Space Particles Are Helping Map the Inside of Fukushima
Inspecting pipes is a pain in the tochus. Usually these pipes are covered in insulation and pumping hot, high pressure steam. To inspect them, you have to shut down the pipe, take it out of service, remove the insulation, then apply X-rays or ultrasound—both of which require special certification to use because of the radiation involved.
But the days of butt-achey industrial inspection could be numbered, because a group of scientists at Los Alamos National Lab (you know, the atomic bomb place?) have figured out how to see through just about anything—including the radioactive disaster zone inside the Fukushima reactor core—using subatomic particles from outer space.
“Any industrial process is subject to flow-accelerated corrosion,” says Matt Durham, lead author of a new paper detailing the process, called muon tomography. Inside a pipe, whichever side that’s in contact with a fluid tends to get eaten up. The difficulty of disassembling a pipe for inspection means that comprehensive checks rarely happen.

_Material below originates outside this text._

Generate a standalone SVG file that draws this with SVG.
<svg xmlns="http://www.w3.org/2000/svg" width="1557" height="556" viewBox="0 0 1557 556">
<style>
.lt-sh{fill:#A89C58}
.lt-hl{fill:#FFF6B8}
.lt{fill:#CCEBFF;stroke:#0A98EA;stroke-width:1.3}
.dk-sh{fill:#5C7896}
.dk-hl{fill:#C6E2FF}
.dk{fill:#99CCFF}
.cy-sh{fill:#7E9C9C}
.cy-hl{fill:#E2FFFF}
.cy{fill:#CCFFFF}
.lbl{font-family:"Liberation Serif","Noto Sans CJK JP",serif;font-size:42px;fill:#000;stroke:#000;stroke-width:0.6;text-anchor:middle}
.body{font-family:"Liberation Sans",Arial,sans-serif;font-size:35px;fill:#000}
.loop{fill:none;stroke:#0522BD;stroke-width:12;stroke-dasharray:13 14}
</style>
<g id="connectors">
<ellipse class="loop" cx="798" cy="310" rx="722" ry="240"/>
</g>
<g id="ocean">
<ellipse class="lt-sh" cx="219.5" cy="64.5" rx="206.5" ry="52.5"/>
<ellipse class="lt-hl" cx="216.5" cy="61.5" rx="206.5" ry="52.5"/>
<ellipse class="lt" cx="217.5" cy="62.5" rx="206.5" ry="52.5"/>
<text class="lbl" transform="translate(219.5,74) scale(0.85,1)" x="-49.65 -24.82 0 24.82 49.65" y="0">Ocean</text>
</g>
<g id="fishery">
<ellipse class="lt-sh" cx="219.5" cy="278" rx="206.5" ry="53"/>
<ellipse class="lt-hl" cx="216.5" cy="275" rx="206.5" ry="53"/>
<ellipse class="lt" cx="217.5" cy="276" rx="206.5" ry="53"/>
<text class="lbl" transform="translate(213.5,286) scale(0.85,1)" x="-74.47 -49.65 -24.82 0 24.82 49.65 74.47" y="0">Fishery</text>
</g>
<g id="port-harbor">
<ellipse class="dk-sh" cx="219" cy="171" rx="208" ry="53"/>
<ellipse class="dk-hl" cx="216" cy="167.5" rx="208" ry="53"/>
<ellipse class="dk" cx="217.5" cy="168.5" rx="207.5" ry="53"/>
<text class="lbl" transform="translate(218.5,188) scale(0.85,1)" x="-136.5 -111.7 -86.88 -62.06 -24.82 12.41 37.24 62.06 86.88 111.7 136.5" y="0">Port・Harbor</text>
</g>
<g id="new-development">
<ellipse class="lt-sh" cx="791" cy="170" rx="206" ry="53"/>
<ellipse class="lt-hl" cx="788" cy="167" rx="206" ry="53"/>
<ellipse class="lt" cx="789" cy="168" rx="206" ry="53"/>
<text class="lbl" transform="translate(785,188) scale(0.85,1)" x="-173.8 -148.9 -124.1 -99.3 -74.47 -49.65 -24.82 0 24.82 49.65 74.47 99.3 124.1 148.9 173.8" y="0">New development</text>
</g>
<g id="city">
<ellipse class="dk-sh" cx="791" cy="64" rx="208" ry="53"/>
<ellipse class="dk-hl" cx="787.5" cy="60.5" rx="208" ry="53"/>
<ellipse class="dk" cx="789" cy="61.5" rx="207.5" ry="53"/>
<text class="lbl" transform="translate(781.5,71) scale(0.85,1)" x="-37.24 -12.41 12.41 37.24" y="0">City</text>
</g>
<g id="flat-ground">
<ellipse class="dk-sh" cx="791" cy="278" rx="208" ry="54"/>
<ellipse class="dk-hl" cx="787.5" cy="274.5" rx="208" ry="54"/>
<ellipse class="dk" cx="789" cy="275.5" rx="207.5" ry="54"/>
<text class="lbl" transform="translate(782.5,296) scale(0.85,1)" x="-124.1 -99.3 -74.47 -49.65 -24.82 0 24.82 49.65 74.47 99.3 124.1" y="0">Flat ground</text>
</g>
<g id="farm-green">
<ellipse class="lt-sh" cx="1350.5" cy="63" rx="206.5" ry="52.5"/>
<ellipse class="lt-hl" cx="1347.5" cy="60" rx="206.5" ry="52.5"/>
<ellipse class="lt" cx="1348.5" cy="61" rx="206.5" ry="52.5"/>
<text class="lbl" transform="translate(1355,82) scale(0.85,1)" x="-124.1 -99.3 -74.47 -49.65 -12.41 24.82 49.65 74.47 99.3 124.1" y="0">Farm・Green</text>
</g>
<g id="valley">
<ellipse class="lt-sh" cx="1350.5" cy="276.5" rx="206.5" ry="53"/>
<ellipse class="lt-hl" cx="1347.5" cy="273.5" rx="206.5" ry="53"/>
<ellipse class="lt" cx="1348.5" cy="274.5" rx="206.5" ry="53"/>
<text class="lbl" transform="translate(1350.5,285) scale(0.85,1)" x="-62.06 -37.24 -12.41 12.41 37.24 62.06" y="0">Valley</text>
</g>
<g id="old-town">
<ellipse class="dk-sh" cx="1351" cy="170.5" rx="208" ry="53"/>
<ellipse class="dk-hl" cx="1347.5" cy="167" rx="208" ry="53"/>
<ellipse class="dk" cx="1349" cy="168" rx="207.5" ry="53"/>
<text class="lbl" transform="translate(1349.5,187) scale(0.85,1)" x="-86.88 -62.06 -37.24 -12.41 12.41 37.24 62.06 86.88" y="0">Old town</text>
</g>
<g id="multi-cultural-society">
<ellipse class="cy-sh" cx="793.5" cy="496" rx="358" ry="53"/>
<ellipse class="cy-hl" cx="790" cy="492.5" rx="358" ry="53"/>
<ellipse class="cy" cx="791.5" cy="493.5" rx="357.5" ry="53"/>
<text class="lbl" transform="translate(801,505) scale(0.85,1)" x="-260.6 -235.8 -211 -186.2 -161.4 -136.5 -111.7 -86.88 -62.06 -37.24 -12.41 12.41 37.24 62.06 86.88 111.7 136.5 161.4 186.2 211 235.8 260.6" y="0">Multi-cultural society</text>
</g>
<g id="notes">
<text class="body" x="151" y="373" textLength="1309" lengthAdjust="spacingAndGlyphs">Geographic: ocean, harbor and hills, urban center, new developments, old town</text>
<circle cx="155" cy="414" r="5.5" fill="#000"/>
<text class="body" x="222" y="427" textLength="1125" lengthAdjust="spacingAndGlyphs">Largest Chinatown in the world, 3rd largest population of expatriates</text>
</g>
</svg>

But using muons, “you don’t have to tear it apart,” says Durham. “You just have to zap it from the outside.”
Except Durham’s method doesn’t really do any zapping. The muon detector doesn’t emit anything. Instead, it just logs naturally-occurring muons as they enter and exit the pipe in question. Radioactive particles like these are everywhere in the universe. These ones start as particles called pions, which fly around in outer space until they enter the Earth’s atmosphere and decay into muons.

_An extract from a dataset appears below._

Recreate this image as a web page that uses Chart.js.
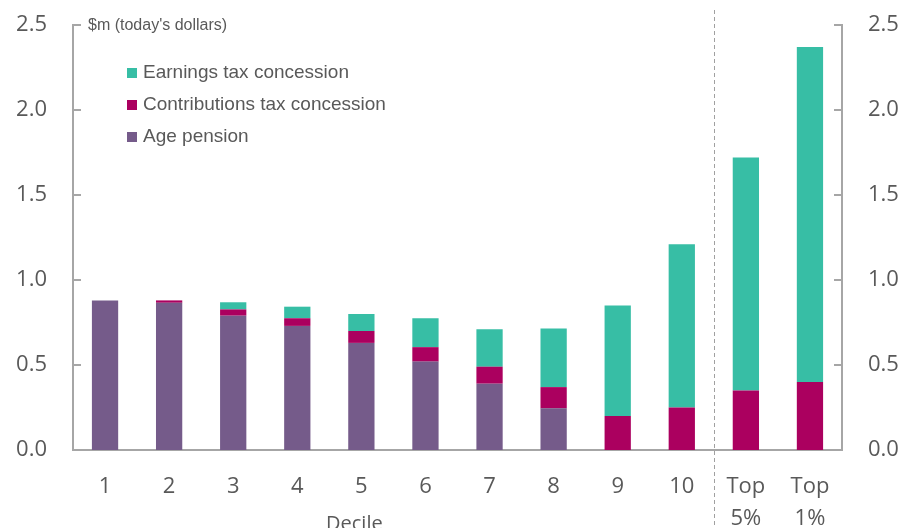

The detector works like this: Durham and his co-investigators sandwich the pipe in question between two four-by-four-foot aluminum slabs. When an errant muon passes through one of the slabs, it sends a message to a computer, which logs the particle’s trajectory. The muon continues through the pipe, then passes through the slab on the other side—which again measures the particle’s angle. By calculating the difference between angles, researchers can get an idea of the path the muon took through the pipe’s molecules. And with enough muons, they can draw a pretty good picture of what’s going on inside the pipe.
Or inside anything, really. Muon detectors were invented after the 9/11 attacks, as a way of looking for smuggled nukes. It’s no problem to sneak a bomb past an X-ray detector. But muons can see through cars, can see through boats, can see through shipping containers. “At Freeport, in the Bahamas, they have a detector big enough to drive an 18-wheeler through,” says Durham. The detector can find a lump of uranium in about a minute. “A lot of stuff goes through the Bahamas on its way to the East coast,” says Durham.
But finding a glowing hunk of uranium is a lot easier than detecting the structure of a faulty pipe—hence the Los Alamos breakthrough. Compared to the Bahaman detector, the Los Alamos model moves pretty slow. This is because muons are rare. “We only get one muon per square centimeter per minute,” says Durham, so it can take about 4 to 6 hours to survey a single section of pipe. Increase the area of the detector, and you can get a faster picture.
The time problem doesn’t faze Durham. “Four, six, eight hours; that’s about the length of a single shift,” he says. “You could have a guy come in, set up a scanning machine, go off to his other duties, then at the end come back and can make a judgement call.” Depending on the readout, the worker would recommend a finer-grained inspection, or if everything was good the relief worker could just move along to the next section of pipe.
Some projects require a bit more speed, though. Working with Los Alamos, Toshiba has built a giant version of the muon detector. The technology company plans to put one 27-square-foot slab on either side of the Fukushima plant in order to find the melted fuel within the damaged reactor cores—a job that so far has stymied robots.
Muon detectors could be useful for tons of industries—the biggest holdup is scaling the product to fit the needs of each use. “We need to talk to industry people and see what their exact needs are,” says Durham. “Then we can design an instrument that’s focused to scan what they have the most concerns about.” In addition to cutting down size, Los Alamos is also working on new machines made out of carbon fiber—carbon interferes with muons less than aluminum, so it creates prettier pictures. Safe factories never looked so cool.